When people talk about the baking renaissance, they mean cakes and pies - bread barely gets a look in. I have a feeling that may be about to change.
You only had to watch the first few minutes of Paul Hollywood’s Bread (8.30pm, BBC2, 18 March), to realise that however convenient and passable the loaves you get from a bread machine or the supermarket are (and they are SO much better than they were), they are poor cousins to the loaf you mix, knead, prove and bake in the oven yourself.
The Great British Bake Off judge kicked off the series with classic British breads, starting with the “perfect learner loaf”, the bloomer. Out came the strong white flour, yeast, salt, olive oil and cold water. So far so… wait a minute, cold water? “It’s a myth, it’s a legend, it’s rubbish,” he said, disabusing me and no doubt countless others of the notion you’re supposed to use warm water.

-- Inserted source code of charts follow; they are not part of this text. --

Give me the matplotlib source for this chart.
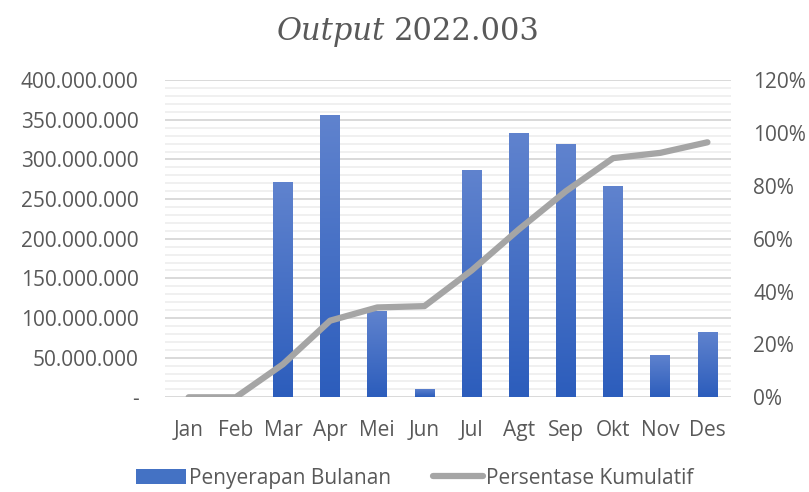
#!/usr/bin/env python3

import matplotlib
matplotlib.use('Agg')
import matplotlib.pyplot as plt
from matplotlib.ticker import FuncFormatter, MultipleLocator
from matplotlib.lines import Line2D
from matplotlib.patches import Patch
import numpy as np

# data
months = ['Jan', 'Feb', 'Mar', 'Apr', 'Mei', 'Jun', 'Jul', 'Agt', 'Sep', 'Okt', 'Nov', 'Des']
monthly = [0, 0, 271.7e6, 356e6, 109e6, 10.5e6, 286.8e6, 333.5e6, 319.7e6, 266.6e6, 53.4e6, 82.4e6]
cumulative_pct = [0, 0, 0.125, 0.29, 0.34, 0.345, 0.48, 0.635, 0.78, 0.905, 0.925, 0.965]

txt = '#595959'
fs = 15
plt.rcParams['font.family'] = ['Open Sans', 'DejaVu Sans']

fig = plt.figure(figsize=(8.09, 4.92), dpi=100)
ax = fig.add_axes([0.204, 0.1925, 0.6996, 0.6445])
ax2 = ax.twinx()

x = np.arange(len(months))
w = 0.42

# gradient bars (light top, darker bottom)
grad = np.linspace(0, 1, 256).reshape(-1, 1)
top_c = np.array([96, 131, 206]) / 255
bot_c = np.array([44, 93, 188]) / 255
img = bot_c[None, None, :] * (1 - grad[:, :, None]) + top_c[None, None, :] * grad[:, :, None]
bars = ax.bar(x, monthly, width=w, color='#4472C4', zorder=3)
for b in bars:
    h = b.get_height()
    if h <= 0:
        continue
    im = ax.imshow(img, extent=[b.get_x(), b.get_x() + w, 0, h], origin='lower',
                   aspect='auto', zorder=3.1)
    im.set_clip_path(b)

ax.set_xlim(-0.5, len(months) - 0.5)
ax.set_ylim(0, 400e6)
ax.yaxis.set_major_locator(MultipleLocator(50e6))
ax.yaxis.set_minor_locator(MultipleLocator(10e6))
ax.yaxis.set_major_formatter(FuncFormatter(
    lambda v, p: '-' if v == 0 else f'{int(v):,}'.replace(',', '.')))
ax.grid(axis='y', which='minor', color='#F0F0F0', linewidth=1.4, zorder=0)
ax.grid(axis='y', which='major', color='#D9D9D9', linewidth=1.4, zorder=0)
ax.set_axisbelow(True)
ax.set_xticks(x)
ax.set_xticklabels(months)
ax.tick_params(axis='both', which='both', length=0, labelsize=fs, colors=txt)
ax.tick_params(axis='y', pad=19)
ax.tick_params(axis='x', pad=16)
for s in ax.spines.values():
    s.set_visible(False)

ax2.plot(x, cumulative_pct, color='#A5A5A5', linewidth=4.5, solid_capstyle='round', zorder=4)
ax2.set_ylim(0, 1.2)
ax2.yaxis.set_major_locator(MultipleLocator(0.2))
ax2.yaxis.set_major_formatter(FuncFormatter(lambda v, p: f'{v * 100:.0f}%'))
ax2.tick_params(axis='y', length=0, labelsize=fs, colors=txt, pad=16)
for s in ax2.spines.values():
    s.set_visible(False)

# title: italic "Output" + regular "2022.003", centred as one line
t1 = fig.text(0, 0.935, 'Output', fontsize=22, style='italic', color=txt,
              family='DejaVu Serif', ha='left', va='center')
t2 = fig.text(0, 0.935, '2022.003', fontsize=22, color=txt,
              family='DejaVu Serif', ha='left', va='center')
fig.canvas.draw()
W = fig.bbox.width
b1 = t1.get_window_extent()
b2 = t2.get_window_extent()
gap = 9
total = b1.width + gap + b2.width
x0 = 408 - total / 2
t1.set_x(x0 / W)
t2.set_x((x0 + b1.width + gap) / W)

handles = [Patch(facecolor='#4472C4', edgecolor='none'),
           Line2D([0], [0], color='#A5A5A5', linewidth=4.5, solid_capstyle='round')]
fig.legend(handles, ['Penyerapan Bulanan', 'Persentase Kumulatif'], loc='center',
           bbox_to_anchor=(0.513, 0.028), ncol=2, frameon=False, fontsize=fs,
           labelcolor=txt, handlelength=2.4, handletextpad=0.15, columnspacing=2.0,
           borderpad=0.1)

fig.savefig('out.png', dpi=100)
plt.close(fig)
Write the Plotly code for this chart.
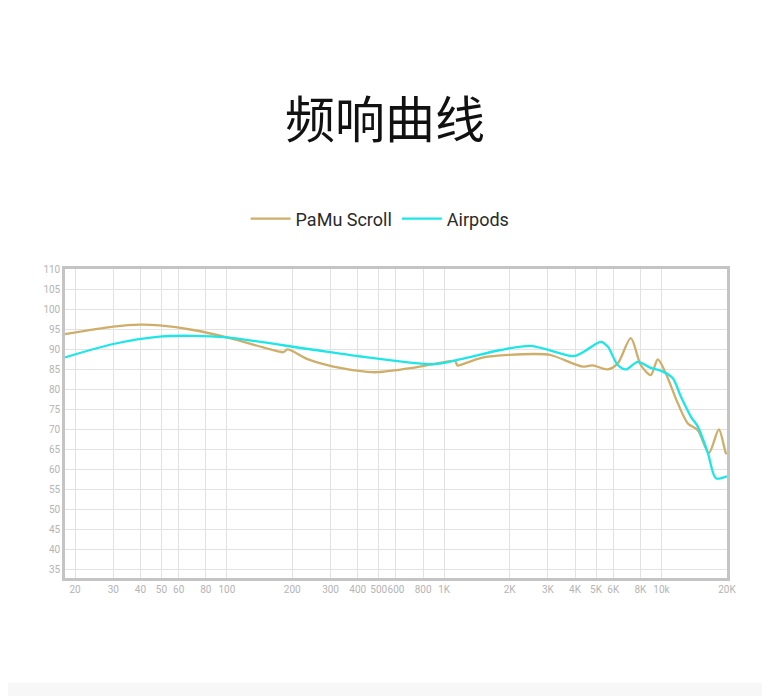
import plotly.graph_objects as go

# frequency response
pamu_freq = [18, 30, 40, 49, 70, 100, 172, 182, 190, 237, 309, 443, 493, 700, 893,
             1120, 1150, 1170, 1518, 2580, 3090, 3945, 4340, 4825, 5657, 6292,
             7223, 8031, 8928, 9616, 10472, 11896, 13220, 14700, 16520, 18370,
             19780, 20000]
pamu_db = [93.7, 95.6, 96.1, 95.9, 94.75, 92.9, 89.4, 89.2, 89.9, 87.4, 85.6, 84.3,
           84.2, 85.2, 86.2, 87.0, 85.9, 85.9, 87.9, 88.75, 88.5, 86.3, 85.6, 85.9,
           84.9, 86.4, 92.7, 86.0, 83.5, 87.4, 83.9, 76.4, 71.4, 69.7, 64.0, 69.9,
           64.0, 63.8]

air_freq = [18, 30, 49, 70, 100, 237, 443, 893, 1180, 1818, 2500, 3090, 3945,
            4390, 5254, 5657, 6292, 6849, 7780, 8928, 9930, 11276, 12277, 13650,
            14700, 16350, 17790, 20000]
air_db = [87.9, 91.25, 93.1, 93.3, 92.9, 90.0, 87.9, 86.2, 87.4, 89.75, 90.8, 89.6,
          88.2, 89.3, 91.8, 90.6, 86.0, 84.9, 86.8, 85.3, 84.6, 82.7, 78.1, 73.1,
          70.6, 64.0, 57.7, 58.2]

x_ticks = [20, 30, 40, 50, 60, 80, 100, 200, 300, 400, 500, 600, 800, 1000,
           2000, 3000, 4000, 5000, 6000, 8000, 10000, 20000]
x_labels = ["20", "30", "40", "50", "60", "80", "100", "200", "300", "400", "500",
            "600", "800", "1K", "2K", "3K", "4K", "5K", "6K", "8K", "10k", "20K"]
y_ticks = list(range(35, 111, 5))

fig = go.Figure()
fig.add_trace(go.Scatter(
    x=pamu_freq, y=pamu_db, name="PaMu Scroll", mode="lines",
    line=dict(color="#cfae6a", width=2.3, shape="spline", smoothing=0.8),
))
fig.add_trace(go.Scatter(
    x=air_freq, y=air_db, name="Airpods", mode="lines",
    line=dict(color="#1ee6e6", width=2.3, shape="spline", smoothing=0.8),
))

axis_style = dict(
    showline=True, mirror=True, linecolor="#c4c4c4", linewidth=2.5,
    showgrid=True, gridcolor="#e2e2e2", gridwidth=1, zeroline=False,
    ticks="", tickangle=0, tickfont=dict(size=10, color="#b4b4b4", family="Roboto"),
)

fig.update_xaxes(type="log", range=[1.255, 4.3015], tickvals=x_ticks,
                 ticktext=x_labels, **axis_style)
fig.update_yaxes(range=[32.75, 110], tickvals=y_ticks, **axis_style)

# page body adds 8px, so the figure is 762x688; plot area is 309 px tall
fig.update_layout(
    width=762, height=688,
    margin=dict(l=57, r=43, t=261, b=118),
    paper_bgcolor="white", plot_bgcolor="white",
    showlegend=True,
    legend=dict(orientation="h", x=0.476, xanchor="center", y=1.162,
                yanchor="middle", font=dict(size=18, color="#2a2a2a", family="Roboto"),
                itemwidth=40),
    shapes=[dict(type="rect", xref="paper", yref="paper", x0=-0.2, x1=1.2,
                 y0=-0.34, y1=-0.45, fillcolor="#f7f7f7", line_width=0, layer="below")],
    annotations=[dict(text="频响曲线", x=0.483, xref="paper", xanchor="center",
                      y=1.495, yref="paper", yanchor="middle", showarrow=False,
                      font=dict(size=50, color="#111", family="Noto Sans CJK SC"))],
)

fig.write_html("out.html")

Cold water apparently enables the yeast to grow more slowly, producing a better tasting loaf. And boy, did the end result look tasty as did the roasted vegetable picnic loaf he used it to make, and the rye, oat and ale round, malt loaf and trencher that followed.
Better still, while they were time-consuming and labour-intensive (Hollywood winked conspiratorially at one point that kneading “gets rid of the bingo wings”), they didn’t look too tricky to make.